All corpora were preprocessed to remove stop words and the porter stemmer was used to stem words. Additionally, infrequent tokens, entities, and pairs were pruned from the dataset.
Methodology
The authors describe the model in terms of a generative story of how each word is generated.
1.) For each entity topic j and relationship topic k,
(a) Draw a topic multinomial from dirichlet distributions
2.) For each entitiy e,
(a) Draw entity topic proportions from a dirichlet (b) For each word associated with this entity's context, i. Draw a topic assignment, z, from the entity topic proportion multinomial ii. Draw a word from the overall topic multinomial
3.) For each pair of entities e and e'
(a) Draw a relationship topic proportion from a dirichlet (b) Draw selector proportions Pi(e,e') ~ Dirichlet (c) For each word associated with this entity pair's context i. Draw a selector, c, from the multinomial Pi(e,e') ii. If c = 1 A. Draw topic assignment z from multinomial(Theta(e)) B. Draw word from topic distribution for entity e iii. If c = 2 A. Draw topic assignment z from multinomial(Theta(e')) B. Draw word from topic distribution for entity e' iv. If c = 3 A. Draw topic assignment z from multinomial(Theta(e,e')) B. Draw word from topic distribution for entity (e, e')

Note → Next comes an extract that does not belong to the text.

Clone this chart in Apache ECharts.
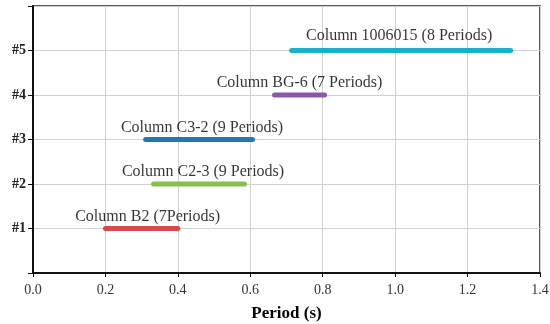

A handy way to think about this if you are familiar with LDA is that 1, 2, and 3 (up to bullet i), are the LDA model. There is an extra switching variable c that has been added to the method to deal with the network data. c can only take on one of three different values. The distribution over topics in an entity relationship is conditioned on whether a word was generated from the first entity, the second entity, or both. Thus, a relationship entity has three different distributions over topics from either entity individually or a joint mixture.
Experimental Results
The authors evaluate their method both quantitatively and qualitatively. Qualitatively, they show the top words learned for in a topic for an entity. Qualitatively, they look at predictive log likelihood for entity prediction and relation prediction. They compare to three alternative models, LDA, Author-Topic Model, and a unigram model.